An effective strategy to improve the proton conductivity of metal-organic frameworks (MOFs) is to regulate the pore size of composite materials. In this work, composite materials of MOF-808@MOG-808- X ( X is the mass ratios of MOF-808 to MOG-808) was successfully prepared by grinding and blending. MOF-808@MOG-808-1:2 was optimal for its suitable pore structure, which facilitates the practical construction of hydrogen bonding networks, promotes rapid and stable proton conduction, and enables the proton conductivity, achieving a 1 + 1 > 2 effect.

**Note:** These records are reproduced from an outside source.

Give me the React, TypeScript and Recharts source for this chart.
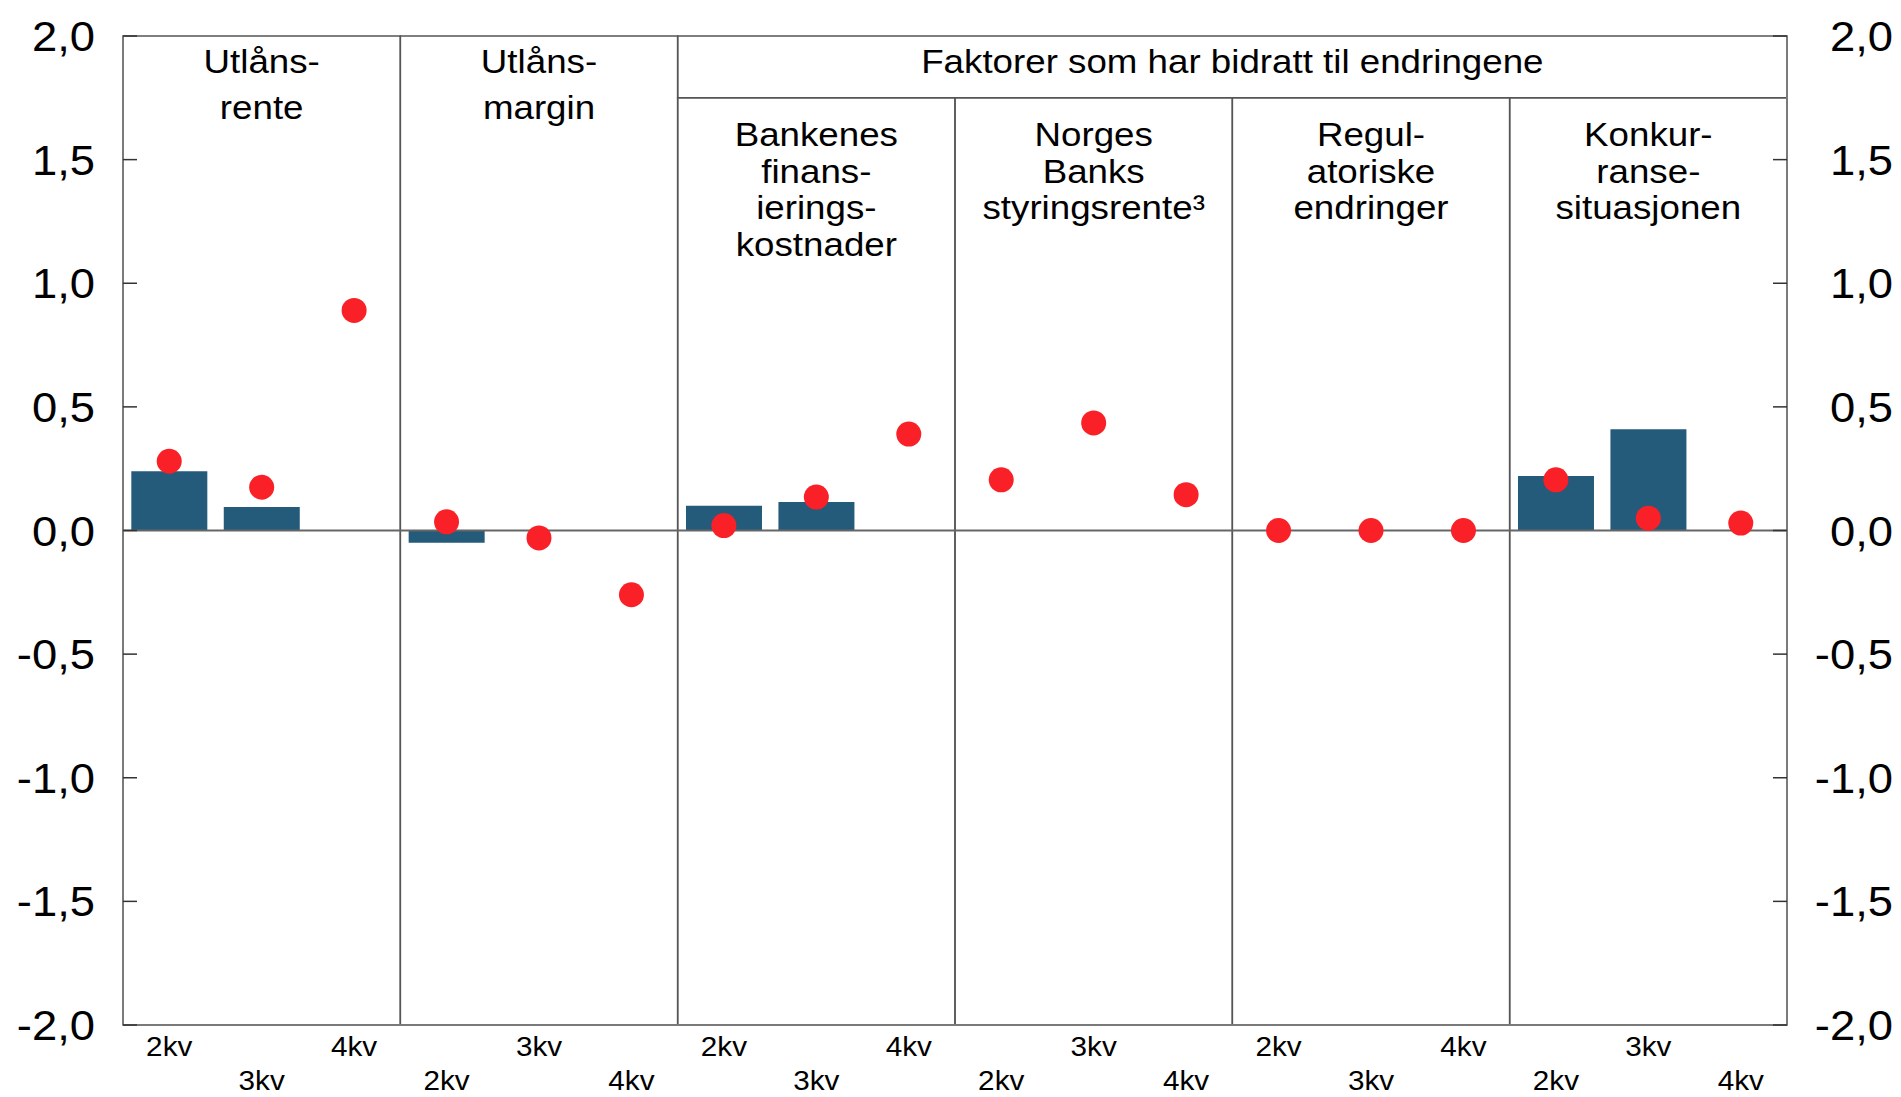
import React from 'react';
import { ComposedChart, Bar, Line, XAxis, YAxis, ReferenceLine, ReferenceArea } from 'recharts';

const panelIds = ['utlansrente', 'utlansmargin', 'finansiering', 'styringsrente', 'regulatoriske', 'konkurranse'];
const quarterLabels = ['2kv', '3kv', '4kv'];
const panelTitles: string[][] = [
  ['Utlåns-', 'rente'],
  ['Utlåns-', 'margin'],
  ['Bankenes', 'finans-', 'ierings-', 'kostnader'],
  ['Norges', 'Banks', 'styringsrente³'],
  ['Regul-', 'atoriske', 'endringer'],
  ['Konkur-', 'ranse-', 'situasjonen'],
];
const headerTitle = 'Faktorer som har bidratt til endringene';

const barValues: (number | null)[] = [
  0.24, 0.095, null,
  -0.05, null, null,
  0.1, 0.115, null,
  null, null, null,
  null, null, null,
  0.22, 0.41, null,
];
const dotValues: number[] = [
  0.28, 0.175, 0.89,
  0.035, -0.03, -0.26,
  0.02, 0.135, 0.39,
  0.205, 0.435, 0.145,
  0, 0, 0,
  0.205, 0.05, 0.03,
];
const yTicks = [2, 1.5, 1, 0.5, 0, -0.5, -1, -1.5, -2];
const headerLineValue = 1.75;

const data = panelIds.flatMap((p, pi) =>
  quarterLabels.map((q, qi) => {
    const i = pi * 3 + qi;
    return { key: `${p}-${q}`, quarter: q, bar: barValues[i], dot: dotValues[i] };
  })
);

const FONT = "'Liberation Sans', Arial, Helvetica, sans-serif";
const SX = 1.08;
const BAR_COLOR = '#245A7A';
const DOT_COLOR = '#FA2027';
const LINE_COLOR = '#555555';
const AXIS_COLOR = '#7a7a7a';

const fmt = (v: number) => v.toFixed(1).replace('.', ',');

const SText = ({ x, y, anchor, size, children }: any) => (
  <text
    transform={`translate(${x} ${y}) scale(${SX} 1)`}
    textAnchor={anchor}
    fontSize={size}
    fontFamily={FONT}
    fill="#000"
  >
    {children}
  </text>
);

const YTickLeft = (props: any) => {
  const { x, y, payload } = props;
  return (
    <g>
      <line x1={x} x2={x + 14} y1={y} y2={y} stroke="#333" strokeWidth={1.5} />
      <SText x={x - 28} y={y + 15} anchor="end" size={42}>{fmt(payload.value)}</SText>
    </g>
  );
};

const YTickRight = (props: any) => {
  const { x, y, payload } = props;
  return (
    <g>
      <line x1={x - 14} x2={x} y1={y} y2={y} stroke="#333" strokeWidth={1.5} />
      <SText x={x + 106} y={y + 15} anchor="end" size={42}>{fmt(payload.value)}</SText>
    </g>
  );
};

const XTick = (props: any) => {
  const { x, y, index } = props;
  const row = index % 2;
  const d = data[index];
  return (
    <SText x={x} y={y + (row === 0 ? 31 : 65)} anchor="middle" size={27.5}>
      {d ? d.quarter : ''}
    </SText>
  );
};

const makeTitle = (lines: string[], firstOffset: number, gap: number) => (props: any) => {
  const vb = props && props.viewBox ? props.viewBox : props;
  const cx = vb.x + vb.width / 2;
  return (
    <g>
      {lines.map((l, i) => (
        <SText key={i} x={cx} y={vb.y + firstOffset + i * gap} anchor="middle" size={34}>
          {l}
        </SText>
      ))}
    </g>
  );
};

export default function App() {
  return (
    <div style={{ position: 'absolute', left: 0, top: 0, width: 1901, height: 1097, background: '#fff' }}>
      <ComposedChart
        width={1901}
        height={1097}
        data={data}
        margin={{ top: 36, right: 0, bottom: 0, left: 0 }}
        barCategoryGap="9%"
      >
        <XAxis
          dataKey="key"
          xAxisId="x"
          interval={0}
          height={72}
          tickSize={0}
          tickMargin={0}
          tickLine={false}
          axisLine={{ stroke: AXIS_COLOR, strokeWidth: 2 }}
          tick={(p: any) => <XTick {...p} />}
        />
        <YAxis
          yAxisId="left"
          type="number"
          domain={[-2, 2]}
          ticks={yTicks}
          interval={0}
          width={123}
          tickSize={0}
          tickMargin={0}
          tickLine={false}
          allowDataOverflow
          axisLine={{ stroke: AXIS_COLOR, strokeWidth: 2 }}
          tick={(p: any) => <YTickLeft {...p} />}
        />
        <YAxis
          yAxisId="right"
          orientation="right"
          type="number"
          domain={[-2, 2]}
          ticks={yTicks}
          interval={0}
          width={114}
          tickSize={0}
          tickMargin={0}
          tickLine={false}
          allowDataOverflow
          axisLine={{ stroke: AXIS_COLOR, strokeWidth: 2 }}
          tick={(p: any) => <YTickRight {...p} />}
        />
        {panelIds.map((p, pi) => (
          <ReferenceArea
            key={p}
            xAxisId="x"
            yAxisId="left"
            x1={data[pi * 3].key}
            x2={data[pi * 3 + 2].key}
            y1={-2}
            y2={pi < 2 ? 2 : headerLineValue}
            fill="none"
            fillOpacity={0}
            stroke={LINE_COLOR}
            strokeWidth={1.5}
            ifOverflow="visible"
            label={pi < 2 ? makeTitle(panelTitles[pi], 37, 46) : makeTitle(panelTitles[pi], 48, 36.8)}
          />
        ))}
        <ReferenceArea
          xAxisId="x"
          yAxisId="left"
          x1={data[6].key}
          x2={data[17].key}
          y1={headerLineValue}
          y2={2}
          fill="none"
          fillOpacity={0}
          stroke={LINE_COLOR}
          strokeWidth={1.5}
          ifOverflow="visible"
          label={makeTitle([headerTitle], 37, 0)}
        />
        <Bar xAxisId="x" yAxisId="left" dataKey="bar" fill={BAR_COLOR} isAnimationActive={false} />
        <ReferenceLine xAxisId="x" yAxisId="left" y={0} stroke="#666" strokeWidth={2} />
        <Line
          xAxisId="x"
          yAxisId="left"
          dataKey="dot"
          stroke="none"
          strokeWidth={0}
          dot={{ r: 12.5, fill: DOT_COLOR, stroke: 'none', strokeWidth: 0 }}
          activeDot={false}
          isAnimationActive={false}
        />
      </ComposedChart>
    </div>
  );
}
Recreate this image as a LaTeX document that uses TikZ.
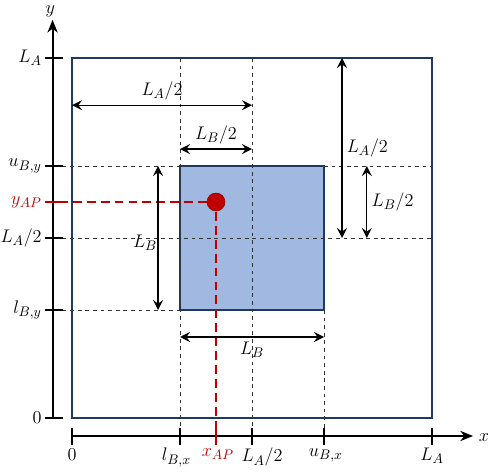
\documentclass[tikz,border=0pt]{standalone}
\usepackage{tikz}
\usetikzlibrary{arrows.meta}
\definecolor{boxline}{RGB}{31,56,100}
\definecolor{boxfill}{RGB}{161,185,224}
\definecolor{apred}{RGB}{192,0,0}
\tikzset{
  dim/.style={{Stealth[length=8pt,width=8pt,inset=3pt]}-{Stealth[length=8pt,width=8pt,inset=3pt]}, line width=1pt},
  guide/.style={dashed, line width=0.5pt, black!80},
  apguide/.style={dash pattern=on 7pt off 4pt, line width=1pt, apred},
  axis/.style={line width=1.6pt},
  ylabel/.style={anchor=east, inner sep=0.5pt},
  xlabel/.style={anchor=north, inner sep=1pt}
}
\begin{document}
\begin{tikzpicture}[font=\fontsize{15}{17}\selectfont]
            \useasboundingbox (-2,-1.5) rectangle (11.611,11.611);
            % regions
            \draw[boxline, line width=1.4pt] (0,0) rectangle (10,10);
            \draw[boxline, fill=boxfill, line width=1.2pt] (3,3) rectangle (7,7);
            % guide lines
            \draw[guide] (3,10) -- (3,-0.5);
            \draw[guide] (5,10) -- (5,-0.5);
            \draw[guide] (7,3) -- (7,-0.5);
            \draw[guide] (-0.26,7) -- (3,7);
            \draw[guide] (7,7) -- (10,7);
            \draw[guide] (-0.26,5) -- (10,5);
            \draw[guide] (-0.26,3) -- (3,3);
            % axes
            \draw[axis, -{Stealth[length=10pt,width=8pt,inset=3pt]}] (-0.54,0) -- (-0.54,11.06);
            \draw[axis, -{Stealth[length=10pt,width=8pt,inset=3pt]}] (0,-0.5) -- (11.14,-0.5);
            \node[anchor=north, inner sep=0pt] (ylab) at (-0.6,11.47) {$y$};
            \node (xlab) at (11.44,-0.53) {$x$};
            \foreach\v/\t in {10/{L_A}, 7/{u_{B,y}}, 5/{L_A/2}, 3/{l_{B,y}}, 0/{0}}{
              \draw[axis] (-0.75,\v) -- (-0.26,\v);
              \node[ylabel] (Y\v) at (-0.82,\v) {$\t$};
            }
            \foreach\v/\x/\t in {0/0/{0}, 3/2.9/{l_{B,x}}, 5/5.28/{L_A/2}, 7/7.05/{u_{B,x}}, 10/10/{L_A}}{
              \draw[axis] (\v,-0.28) -- (\v,-0.75);
              \node[xlabel] (X\v) at (\x,-0.8) {$\t$};
            }
            % access point
            \draw[axis, apred] (-0.75,6) -- (-0.26,6);
            \draw[axis, apred] (4,-0.28) -- (4,-0.75);
            \node[ylabel, text=apred] (Yap) at (-0.82,6) {$y_{AP}$};
            \node[xlabel, text=apred] (Xap) at (4.05,-0.8) {$x_{AP}$};
            \draw[apguide] (-0.75,6) -- (4,6) -- (4,-0.5);
            \node[circle, draw=apred!70!black, fill=apred, minimum size=0.5cm, inner sep=0pt] (AP) at (4,6) {};
            % dimensions
            \draw[dim] (0,8.69) -- node[above] {$L_A/2$} (5,8.69);
            \draw[dim] (3,7.47) -- node[above] {$L_B/2$} (5,7.47);
            \draw[dim] (7.5,10) -- node[right] {$L_A/2$} (7.5,5);
            \draw[dim] (8.19,7) -- node[right] {$L_B/2$} (8.19,5);
            \draw[dim] (2.39,7) -- (2.39,3);
            \node (LBv) at (2.03,4.86) {$L_B$};
            \draw[dim] (3,2.25) -- node[below] {$L_B$} (7,2.25);
          \end{tikzpicture}
\end{document}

At 353 K and 93% relative humidity (RH), the maximum proton conductivity of MOF-808@MOG-808-1:2 reaches 1.08 × 10 -1 S·cm -1 . Next, MOF-808@MOG-808-1:2 was blended with chitosan (CS) to obtain composite proton exchange membranes (PEMs), namely, CS@MOF-808@MOG-808-1:2- Y ( Y = 5%, 10%, or 15%) with the maximum proton conductivity reaching 1.19 × 10 -2 S·cm -1 at 353 K and 93% RH for CS@MOF-808@MOG-808-1:2-10% with additional stability. The conductive mechanisms of the composite materials were revealed by activation energy calculation. This investigation not only proposes a simple grinding-blending method for the development of MOF-doped composite materials for proton conductivity but also provides a producting material basis for future applications of MOFs in proton exchange membrane fuel cells (PEMFCs).